Public domain media policy
Before you sell any media, such as music, movies, or photos, you're responsible for finding out if the media you're planning to sell contains content that's protected by copyright. If it is, be sure to follow the guidelines in our copyright basics policy.
Any media that are no longer protected by copyright are sometimes described as having entered the public domain. To find out more about public domain media, see the U.S. Copyright Office website.
You can describe the content offered in your eBay listing as having entered the public domain as long as you meet both of these requirements:
You've checked to make sure the content is in fact in the public domain, and
Your listing includes both of the following details:
- The date (day, month, and year) the media was first created or released
- The date (day, month, and year) it became part of the public domain
However, we don't allow sellers to describe content as having entered into the public domain if the content was created or released in 1972 or later.
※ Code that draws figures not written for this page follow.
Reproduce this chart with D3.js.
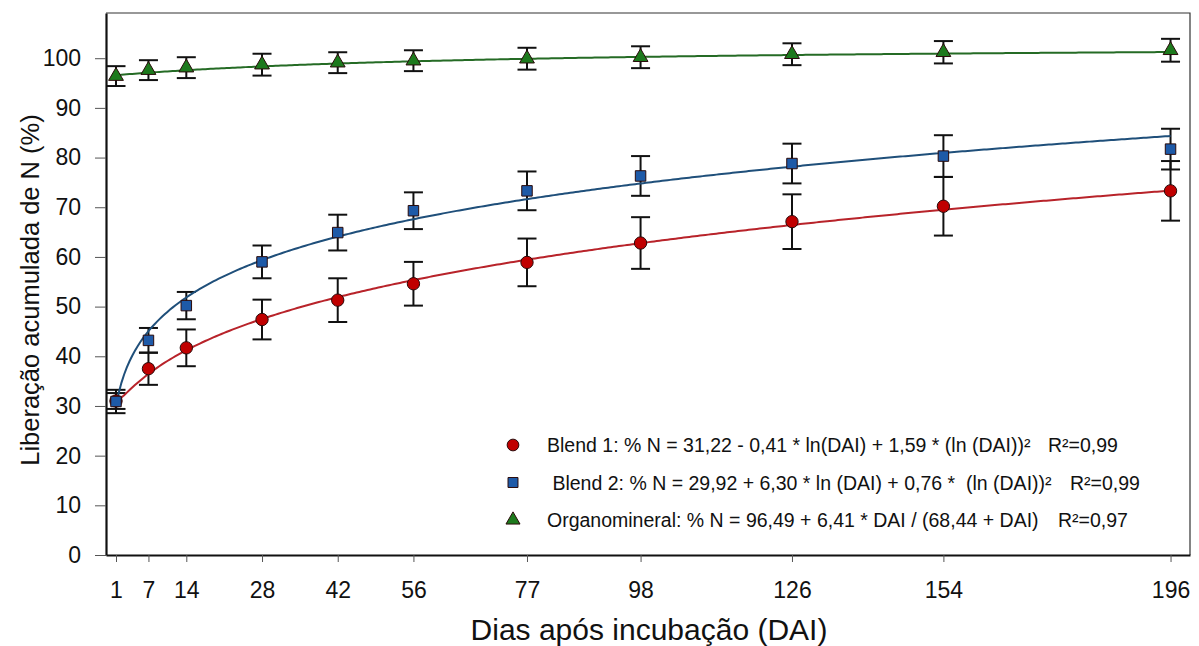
<!DOCTYPE html>
<html>
<head>
<meta charset="utf-8">
<script src="https://cdn.jsdelivr.net/npm/d3@7"></script>
<style>
  body { margin: 0; background: #fff; }
  svg text { font-family: "Liberation Sans", Arial, sans-serif; fill: #111; }
</style>
</head>
<body>
<div id="chart"></div>
<script>
// dias de incubacao e valores medidos (leitura do grafico)
const days = [1, 7, 14, 28, 42, 56, 77, 98, 126, 154, 196];
const blend1 = [31.0, 37.5, 41.7, 47.4, 51.3, 54.6, 58.9, 62.8, 67.1, 70.2, 73.3];
const blend1Err = [1.6, 3.25, 3.7, 4.0, 4.4, 4.4, 4.8, 5.2, 5.5, 5.9, 6.0];
const blend2 = [30.9, 43.2, 50.2, 59.0, 64.9, 69.3, 73.3, 76.3, 78.8, 80.3, 81.7];
const blend2Err = [2.35, 2.5, 2.75, 3.3, 3.6, 3.7, 3.9, 4.0, 4.0, 4.2, 4.1];
const organo = [96.4, 97.6, 98.1, 98.7, 99.1, 99.5, 99.9, 100.2, 100.8, 101.2, 101.6];
const organoErr = [2.0, 2.0, 2.1, 2.2, 2.1, 2.1, 2.2, 2.2, 2.2, 2.25, 2.3];

// coeficientes das equacoes ajustadas (da legenda)
const coefBlend1 = [31.22, -0.41, 1.59];
const coefBlend2 = [29.92, 6.30, 0.76];
const coefOrgano = [96.49, 6.41, 68.44];

const yTicks = [0, 10, 20, 30, 40, 50, 60, 70, 80, 90, 100];

const legendLabels = [
  "Blend 1: % N = 31,22 - 0,41 * ln(DAI) + 1,59 * (ln (DAI))²",
  " Blend 2: % N = 29,92 + 6,30 * ln (DAI) + 0,76 *  (ln (DAI))²",
  "Organomineral: % N = 96,49 + 6,41 * DAI / (68,44 + DAI)",
];
const legendR2 = ["R²=0,99", "R²=0,99", "R²=0,97"];

const width = 1199;
const height = 646;
const margin = { top: 13, right: 9, bottom: 91, left: 106 };

const svg = d3
  .select("#chart")
  .append("svg")
  .attr("width", width)
  .attr("height", height);

const x = d3.scaleLinear().domain([-0.85, 199.6]).range([margin.left, width - margin.right]);
const y = d3.scaleLinear().domain([0, 109.1]).range([height - margin.bottom, margin.top]);

// moldura fina (topo e direita)
svg
  .append("path")
  .attr("d", `M${margin.left},${margin.top}H${width - margin.right}V${height - margin.bottom}`)
  .attr("fill", "none")
  .attr("stroke", "#333")
  .attr("stroke-width", 1.2);

// eixos
const xAxis = svg
  .append("g")
  .attr("transform", `translate(0,${height - margin.bottom})`)
  .call(d3.axisBottom(x).tickValues(days).tickSize(7).tickPadding(20).tickSizeOuter(0));
xAxis.select(".domain").attr("stroke", "#111").attr("stroke-width", 2.2);
xAxis.selectAll(".tick line").attr("stroke", "#555");
xAxis.selectAll("text").attr("font-size", 23);

const yAxis = svg
  .append("g")
  .attr("transform", `translate(${margin.left},0)`)
  .call(d3.axisLeft(y).tickValues(yTicks).tickSize(11).tickPadding(14).tickSizeOuter(0));
yAxis.select(".domain").attr("stroke", "#111").attr("stroke-width", 2.2);
yAxis.selectAll(".tick line").attr("stroke", "#555");
yAxis.selectAll("text").attr("font-size", 23);

// titulos dos eixos
svg
  .append("text")
  .attr("x", 649)
  .attr("y", 640)
  .attr("text-anchor", "middle")
  .attr("font-size", 30)
  .text("Dias após incubação (DAI)");

svg
  .append("text")
  .attr("transform", `translate(39, 290) rotate(-90)`)
  .attr("text-anchor", "middle")
  .attr("font-size", 25.5)
  .text("Liberação acumulada de N (%)");

// series
const series = [
  {
    values: blend1, err: blend1Err, fill: "#c00000", line: "#b8232a", symbol: d3.symbolCircle, size: 120,
    fit: (t) => coefBlend1[0] + coefBlend1[1] * Math.log(t) + coefBlend1[2] * Math.log(t) ** 2,
  },
  {
    values: blend2, err: blend2Err, fill: "#1e5aa8", line: "#1f4f7a", symbol: d3.symbolSquare, size: 110,
    fit: (t) => coefBlend2[0] + coefBlend2[1] * Math.log(t) + coefBlend2[2] * Math.log(t) ** 2,
  },
  {
    values: organo, err: organoErr, fill: "#1d7a1d", line: "#256b25", symbol: d3.symbolTriangle, size: 95,
    fit: (t) => coefOrgano[0] + (coefOrgano[1] * t) / (coefOrgano[2] + t),
  },
];

const curveDays = d3.range(1, 196.01, 0.5);
const line = d3
  .line()
  .x((d) => x(d[0]))
  .y((d) => y(d[1]));

// barras de erro
series.forEach((s) => {
  const g = svg.append("g").attr("stroke", "#111").attr("stroke-width", 2);
  days.forEach((d, i) => {
    const cx = x(d);
    const y0 = y(s.values[i] - s.err[i]);
    const y1 = y(s.values[i] + s.err[i]);
    g.append("line").attr("x1", cx).attr("x2", cx).attr("y1", y0).attr("y2", y1);
    g.append("line").attr("x1", cx - 9.5).attr("x2", cx + 9.5).attr("y1", y0).attr("y2", y0);
    g.append("line").attr("x1", cx - 9.5).attr("x2", cx + 9.5).attr("y1", y1).attr("y2", y1);
  });
});

// curvas ajustadas
series.forEach((s) => {
  svg
    .append("path")
    .datum(curveDays.map((t) => [t, s.fit(t)]))
    .attr("d", line)
    .attr("fill", "none")
    .attr("stroke", s.line)
    .attr("stroke-width", 2);
});

// marcadores
series.forEach((s) => {
  svg
    .append("g")
    .selectAll("path")
    .data(days)
    .join("path")
    .attr("transform", (d, i) => `translate(${x(d)},${y(s.values[i])})`)
    .attr("d", d3.symbol().type(s.symbol).size(s.size))
    .attr("fill", s.fill)
    .attr("stroke", "#2a0a0a")
    .attr("stroke-width", 1);
});

// legenda
const legend = svg
  .selectAll(".legend")
  .data(series)
  .join("g")
  .attr("class", "legend")
  .attr("transform", (_, i) => `translate(513, ${445 + i * 37.5})`);

legend
  .append("path")
  .attr("d", (s) => d3.symbol().type(s.symbol).size(s.size * 0.9)())
  .attr("fill", (s) => s.fill)
  .attr("stroke", "#2a0a0a")
  .attr("stroke-width", 1);

legend
  .append("text")
  .attr("x", 34)
  .attr("y", 7)
  .attr("font-size", 19.5)
  .style("white-space", "pre")
  .text((_, i) => legendLabels[i]);

legend
  .append("text")
  .attr("x", (_, i) => [535, 557, 545][i])
  .attr("y", 7)
  .attr("font-size", 19.5)
  .text((_, i) => legendR2[i]);
</script>
</body>
</html>
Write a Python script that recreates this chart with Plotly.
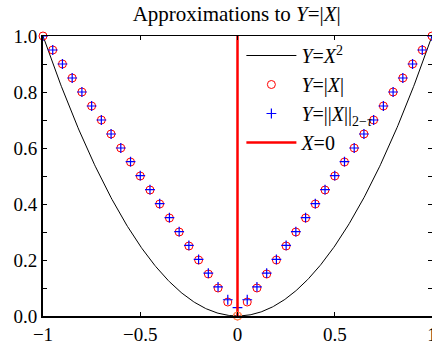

Make sure your listing follows these guidelines. If it doesn't, it may be removed, and you may be subject to a range of other actions, including limits of your buying and selling privileges and suspension of your account.
If you see listings that offer unauthorized copies of media, please report it to us.
Why does eBay have this policy?
Selling copyrighted items without authorization from the owner, its agent, or the law is illegal and violates eBay's policies. Our goal is to help protect buyers from purchasing unauthorized, copyrighted items, as well as to help intellectual property rights owners protect their rights. If you're not sure about the legality of your item, you shouldn't sell it on eBay. Be sure to follow all laws and regulations before listing your items.